Milliyetçi Hareket Partisi kadroları, elli bir yıllık zorlu bir mücadelenin kader anına doğru gidiyor. İki gün sonra yapılacak olan kurultay, her ne kadar sadece bir tüzük kurultayı olsa da o kurultayda sergilenecek tavır ve ortaya konacak irade, bir sonraki seçimli kurultayın istikametini de MHP'nin geleceğini de belirleyecektir.

Şu ana kadar MHP Genel Merkezi'nin sergilediği tavır, herhangi bir şekilde müzakere, uzlaşma ve anlaşma kapılarını tamamen kapatmış görünse de 19 Haziran günü olağanüstü kongre çağrısı yapan muhalif adayların 'birlik ve beraberlik' konusunda sergileyecekleri tavır, bu uzlaşmaz tutumu değiştirebilir.

Genel merkezin tavrını etkileyecek ikinci bir faktör de tüzük kongresine katılacak delegelerin sayısı ve kararlılığı olacaktır. Eğer bu sayı yedi ve hele de sekiz yüz gibi bir rakama ulaşırsa; Genel Merkez'in bir sonraki seçimli kurultayda makamı bırakmamak için direnmesi söz konusu olmaz. Aklı başında hiç kimse, kopup gelen çığın önünde durmaz, durmaya kalkmaz. MHP muhalefetinin giderek büyüyen bir çığ mı olacağı yoksa yuvarlandıkça dağılan bir kar yığını mı olduğu bu pazar ortaya çıkacaktır.

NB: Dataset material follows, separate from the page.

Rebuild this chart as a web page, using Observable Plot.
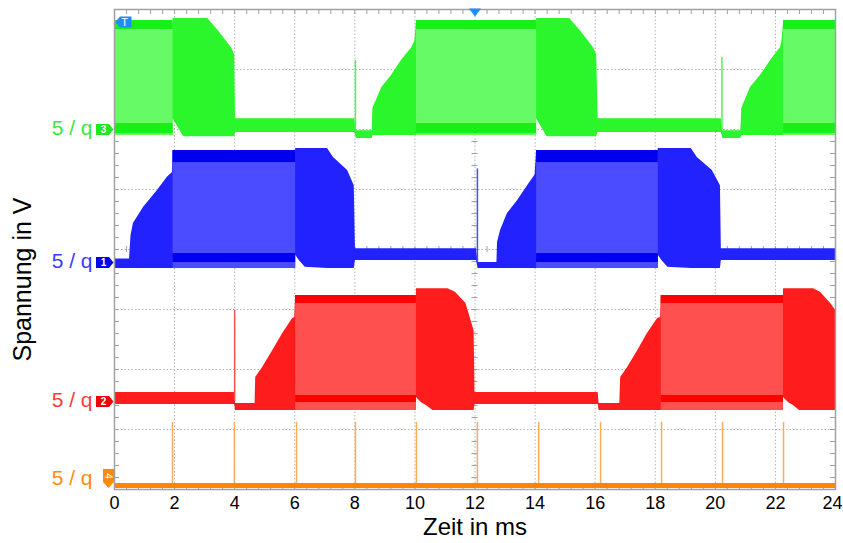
<!DOCTYPE html>
<html><head><meta charset="utf-8">
<script src="https://cdn.jsdelivr.net/npm/d3@7"></script>
<script src="https://cdn.jsdelivr.net/npm/@observablehq/plot@0.6"></script>
<style>body{margin:0;background:#fff;} svg{display:block;}</style>
</head><body><div id="chart"></div>
<script>
// ---------- data (time in ms, voltages in V, 5 V/div) ----------
const timeLabels = [0,2,4,6,8,10,12,14,16,18,20,22,24];
const gridT = [2,4,6,8,10,14,16,18,20,22];
const gridDiv = [1,2,3,5,6,7];
const centerT = [12];
const centerDiv = [4];
const voltsPerDiv = 5;

const channelIds = ["3","1","2","4"];
const channelGround = [6.0, 3.783, 1.467, 0.058]; // ground marker position in divisions
const channelLabels = ["5 / q","5 / q","5 / q","5 / q"];
const triggerLevelDiv = [7.79];

// Channel 3 (green) envelope
const greenT  = [0,1.95,1.95,2.3,3.1,3.45,3.9,4.0,4.03,8.0,8.05,8.58,8.6,8.9,9.22,9.55,9.9,10.0,10.05,14.05,14.05,14.4,15.15,15.5,15.95,16.05,16.1,20.2,20.25,20.85,20.88,21.17,21.5,21.84,22.17,22.22,22.27,24];
const greenHi = [8.9,8.9,9.25,9.25,9.25,8.25,6.8,6.2,0.9,0.9,-0.1,-0.1,1.75,3.5,4.5,5.75,6.83,7.4,8.9,8.9,9.25,9.25,9.25,8.25,6.8,6.2,0.9,0.9,-0.1,-0.1,1.75,3.5,4.5,5.75,6.83,7.4,8.9,8.9];
const greenLo = [-0.5,-0.5,0.9,-0.6,-0.6,-0.6,-0.6,-0.6,-0.25,-0.25,-0.75,-0.75,-0.5,-0.5,-0.5,-0.5,-0.5,-0.5,-0.5,-0.5,0.9,-0.6,-0.6,-0.6,-0.6,-0.6,-0.25,-0.25,-0.75,-0.75,-0.5,-0.5,-0.5,-0.5,-0.5,-0.5,-0.5,-0.5];
const greenBandStart = [0,10.05,22.27];
const greenBandEnd   = [1.95,14.05,24];
const greenBandLevels = {hi: 8.9, lo: -0.5, topHi: 9.08, topLo: 8.33, botHi: 0.5, botLo: -0.33};
const greenSpikeT = [8.02,20.22];
const greenSpikeV = [5.75,6.0];

// Channel 1 (blue) envelope
const blueT  = [0,0.5,0.55,0.63,0.97,1.43,1.76,1.93,1.95,6.03,6.03,6.15,6.35,7.09,7.29,7.76,7.98,8.02,12.05,12.1,12.73,12.75,12.85,13.08,13.42,13.75,14.0,14.05,18.1,18.1,18.22,18.42,19.2,19.4,19.9,20.17,20.2,24];
const blueHi = [0.3,0.3,2.25,3.25,4.6,6.0,7.1,7.5,9.33,9.33,9.5,9.5,9.5,9.5,8.75,7.67,6.4,1.15,1.15,0,0,1.67,2.67,4.08,5.17,6.4,7.3,9.33,9.33,9.5,9.5,9.5,9.5,8.75,7.67,6.4,1.15,1.15];
const blueLo = [-0.5,-0.5,-0.5,-0.5,-0.5,-0.5,-0.5,-0.5,-0.5,-0.5,0.6,0.17,-0.4,-0.5,-0.5,-0.5,-0.5,0.17,0.17,-0.5,-0.5,-0.5,-0.5,-0.5,-0.5,-0.5,-0.5,-0.5,-0.5,0.6,0.17,-0.4,-0.5,-0.5,-0.5,-0.5,0.17,0.17];
const blueBandStart = [1.95,14.05];
const blueBandEnd   = [6.03,18.1];
const blueBandLevels = {hi: 9.33, lo: -0.5, topHi: 9.33, topLo: 8.33, botHi: 0.75, botLo: 0.0};
const blueSpikeT = [12.08];
const blueSpikeV = [7.8];

// Channel 2 (red) envelope
const redT  = [0,4.0,4.03,4.68,4.7,4.93,5.27,5.6,5.93,6.0,6.03,10.05,10.05,10.22,10.38,10.6,11.1,11.35,11.7,11.97,12.0,16.1,16.13,16.82,16.85,17.08,17.42,17.74,18.08,18.18,18.2,22.27,22.27,22.44,22.6,22.8,23.27,23.5,23.84,24];
const redHi = [0.75,0.75,-0.17,-0.17,2.0,2.83,4.25,5.67,6.92,7.0,8.83,8.83,9.4,9.4,9.4,9.4,9.4,9.1,8.17,5.9,0.75,0.75,-0.17,-0.17,2.0,2.83,4.25,5.67,6.92,7.0,8.83,8.83,9.4,9.4,9.4,9.4,9.4,9.1,8.17,7.6];
const redLo = [-0.25,-0.25,-0.75,-0.75,-0.75,-0.75,-0.75,-0.75,-0.75,-0.75,-0.75,-0.75,0.33,-0.1,-0.33,-0.75,-0.75,-0.75,-0.75,-0.75,-0.25,-0.25,-0.75,-0.75,-0.75,-0.75,-0.75,-0.75,-0.75,-0.75,-0.75,-0.75,0.33,-0.1,-0.33,-0.75,-0.75,-0.75,-0.75,-0.75];
const redBandStart = [6.03,18.2];
const redBandEnd   = [10.05,22.27];
const redBandLevels = {hi: 8.83, lo: -0.75, topHi: 8.83, topLo: 8.17, botHi: 0.5, botLo: -0.08};
const redSpikeT = [4.0];
const redSpikeV = [7.6];

// Channel 4 (orange)
const orangeT  = [0,24];
const orangeHi = [0.2,0.2];
const orangeLo = [-0.2,-0.2];
const orangeSpikeT = [1.93,3.99,6.06,8.02,10.05,12.08,14.12,16.18,18.21,20.24,22.27];
const orangeSpikeV = [5.3,5.3,5.3,5.3,5.3,5.3,5.3,5.3,5.3,5.3,5.3];

// ---------- helpers ----------
const minorT = d3.range(0, 24.0001, 0.4);
const minorDiv = d3.range(0, 8.0001, 0.2);
const pxT = 721 / 24, pxDiv = 480 / 8;
const tickT = 5 / pxT, tickDiv = 5 / pxDiv;

function toDiv(ch, v) { return channelGround[ch] + v / voltsPerDiv; }

function envelope(ch, T, Hi, Lo, fill) {
  return Plot.areaY(T, {x: d => d, y1: (d, i) => toDiv(ch, Lo[i]), y2: (d, i) => toDiv(ch, Hi[i]), fill, curve: "linear"});
}
function bands(ch, S, E, L, light, dark) {
  return [
    Plot.rect(S, {x1: d => d, x2: (d, i) => E[i], y1: () => toDiv(ch, L.lo), y2: () => toDiv(ch, L.hi), fill: light}),
    Plot.rect(S, {x1: d => d, x2: (d, i) => E[i], y1: () => toDiv(ch, L.topLo), y2: () => toDiv(ch, L.topHi), fill: dark}),
    Plot.rect(S, {x1: d => d, x2: (d, i) => E[i], y1: () => toDiv(ch, L.botLo), y2: () => toDiv(ch, L.botHi), fill: dark})
  ];
}
function spikes(ch, T, V, stroke) {
  return Plot.ruleX(T, {x: d => d, y1: () => toDiv(ch, 0), y2: (d, i) => toDiv(ch, V[i]), stroke, strokeWidth: 1.5});
}

const pointerRight = {draw(ctx) { ctx.moveTo(-9,-5.5); ctx.lineTo(4,-5.5); ctx.lineTo(8.5,0); ctx.lineTo(4,5.5); ctx.lineTo(-9,5.5); ctx.closePath(); }};
const pointerDown = {draw(ctx) { ctx.moveTo(-5.5,-17); ctx.lineTo(5.5,-17); ctx.lineTo(5.5,-4); ctx.lineTo(0,2); ctx.lineTo(-5.5,-4); ctx.closePath(); }};
const pointerLeft = {draw(ctx) { ctx.moveTo(-8,0); ctx.lineTo(-3.5,-5.5); ctx.lineTo(8,-5.5); ctx.lineTo(8,5.5); ctx.lineTo(-3.5,5.5); ctx.closePath(); }};
const triDown = {draw(ctx) { ctx.moveTo(-6,-3); ctx.lineTo(6,-3); ctx.lineTo(0,5); ctx.closePath(); }};

const markerColors = ["#1ee81e", "#0000f0", "#f00000", "#ff8a00"];
const labelColors = ["#3be83b", "#3a3aff", "#ff3a3a", "#ff8a10"];
const chIndex = [0,1,2];

const gridStyle = {stroke: "#b4b4b4", strokeWidth: 1, strokeDasharray: "1.5,2"};
const frameStroke = "#a0a0a0";

const chart = Plot.plot({
  width: 843, height: 543,
  marginLeft: 114, marginRight: 8, marginTop: 9, marginBottom: 54,
  style: {fontFamily: "'Liberation Sans', Arial, sans-serif", fontSize: "18px", background: "#fff", overflow: "visible"},
  x: {domain: [0, 24], label: null, axis: null},
  y: {domain: [0, 8], axis: null},
  marks: [
    // grid
    Plot.ruleX(gridT, {x: d => d, ...gridStyle}),
    Plot.ruleY(gridDiv, {y: d => d, ...gridStyle}),
    Plot.ruleX(centerT, {x: d => d, ...gridStyle}),
    Plot.ruleY(centerDiv, {y: d => d, ...gridStyle}),
    // centre cross minor ticks
    Plot.ruleX(minorT, {x: d => d, y1: () => centerDiv[0] - tickDiv * 0.6, y2: () => centerDiv[0] + tickDiv * 0.6, stroke: frameStroke}),
    Plot.ruleY(minorDiv, {y: d => d, x1: () => centerT[0] - tickT * 0.6, x2: () => centerT[0] + tickT * 0.6, stroke: frameStroke}),
    // border minor ticks
    Plot.ruleX(minorT, {x: d => d, y1: () => 8, y2: () => 8 - tickDiv, stroke: frameStroke}),
    Plot.ruleX(minorT, {x: d => d, y1: () => 0, y2: () => tickDiv, stroke: frameStroke}),
    Plot.ruleY(minorDiv, {y: d => d, x1: () => 0, x2: () => tickT, stroke: frameStroke}),
    Plot.ruleY(minorDiv, {y: d => d, x1: () => 24, x2: () => 24 - tickT, stroke: frameStroke}),

    // channel 3 green
    envelope(0, greenT, greenHi, greenLo, "#2bf52b"),
    ...bands(0, greenBandStart, greenBandEnd, greenBandLevels, "#66fa66", "#16f016"),
    spikes(0, greenSpikeT, greenSpikeV, "#55f055"),
    // channel 1 blue
    envelope(1, blueT, blueHi, blueLo, "#2222ff"),
    ...bands(1, blueBandStart, blueBandEnd, blueBandLevels, "#4b4bff", "#0000ee"),
    spikes(1, blueSpikeT, blueSpikeV, "#4b4bff"),
    // channel 2 red
    envelope(2, redT, redHi, redLo, "#ff1c1c"),
    ...bands(2, redBandStart, redBandEnd, redBandLevels, "#ff5050", "#ff0000"),
    spikes(2, redSpikeT, redSpikeV, "#ff5050"),
    // channel 4 orange
    spikes(3, orangeSpikeT, orangeSpikeV, "#ffac5a"),
    envelope(3, orangeT, orangeHi, orangeLo, "#ff8400"),

    Plot.frame({stroke: frameStroke, strokeWidth: 1.5}),

    // x tick labels
    Plot.axisX(timeLabels.slice(0, -1), {tickSize: 0, tickPadding: 7, fontSize: 18, fill: "#000", label: null}),
    Plot.axisX(timeLabels.slice(-1), {tickSize: 0, tickPadding: 7, fontSize: 18, fill: "#000", label: null, dx: -3}),

    // channel markers
    Plot.dot(chIndex, {x: () => 0, y: i => channelGround[i], dx: -9.5, symbol: pointerRight, fill: i => markerColors[i], stroke: "none"}),
    Plot.text(chIndex, {x: () => 0, y: i => channelGround[i], dx: -11, text: i => channelIds[i], fill: "#fff", fontSize: 10, fontWeight: "bold"}),
    Plot.dot([3], {x: () => 0, y: i => channelGround[i], dx: -6, symbol: pointerDown, fill: markerColors[3], stroke: "none"}),
    Plot.text([3], {x: () => 0, y: i => channelGround[i], dx: -6, dy: -10, text: i => channelIds[i], fill: "#fff", fontSize: 10, rotate: 90}),
    Plot.text(chIndex, {x: () => 0, y: i => channelGround[i], dx: -22, dy: -1, text: i => channelLabels[i], fill: i => labelColors[i], fontSize: 21, textAnchor: "end"}),
    Plot.text([3], {x: () => 0, y: i => channelGround[i], dx: -22, dy: -8, text: i => channelLabels[i], fill: labelColors[3], fontSize: 21, textAnchor: "end"}),
    // trigger markers
    Plot.dot(triggerLevelDiv, {x: () => 0, y: d => d, dx: 9, symbol: pointerLeft, fill: "#1e8cff", stroke: "none"}),
    Plot.text(triggerLevelDiv, {x: () => 0, y: d => d, dx: 10, text: () => "T", fill: "#fff", fontSize: 11}),
    Plot.dot(centerT, {x: d => d, y: () => 8, dy: 2, symbol: triDown, fill: "#1e8cff", stroke: "none"}),

    // axis titles
    Plot.text(["Zeit in ms"], {frameAnchor: "bottom", dy: 38, fontSize: 24, fill: "#000", lineAnchor: "middle", textAnchor: "middle"}),
    Plot.text(["Spannung in V"], {frameAnchor: "left", dx: -92, dy: 30, rotate: -90, fontSize: 25, fill: "#000", lineAnchor: "middle", textAnchor: "middle"})
  ]
});
document.getElementById("chart").appendChild(chart);
</script>
</body></html>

MHP'nin geleceği açısından en büyük tehlike 10 Temmuz 2016'da ya da ondan bir veya iki hafta sonra yapılacak olan 'seçimli olağanüstü kongrede' Genel Merkez ekibinin Ülkü Ocaklı gençlerle partili büyüklerini karşı karşıya getirmeye kalkışma olur. Bu yönde ciddi söylentiler vardır ve karşı tedbir olarak delegelerin dışındaki kalabalıkların Ankara'ya gitmesi de söz konusudur. Böylesi bir karşılaşma ve/veya çatışma, çok tehlikelidir. Böyle bir çatışma olması halinde seçimi kim kazanırsa kazansın, genel merkezi kim ele geçirişe geçirsin bu MHP'nin fiilen bitmesi sonucunu doğurur.

Bütün kötü ihtimalleri ortadan kaldıracak ya da en aza indirecek bir diğer tavır da muhalefet adına çaba gösteren Meral Akşener, Ümit Özdağ, Sinan Ogan, Süleyman Servet Sazak'ın ve adı geçen ötekilerin birarada görüntü ve birlik mesajı vermeleri olacaktır. Kendi partilisiyle kucaklaşamayanların diğer partililerle kucaklaşması, kendi partisinde birliği sağlayamayanların ülke genelinde birliği sağlaması düşünülebilir mi?

Pazar gününü başarıyla atlatacak olan muhalefet, sadece MHP'nin yönetimine değil ülkenin yönetimine de aday olacaktır. Bu yönüyle de bu kongre sadece MHP'lileri değil Türk milletinin tüm fertlerini ilgilendiren bir kongredir.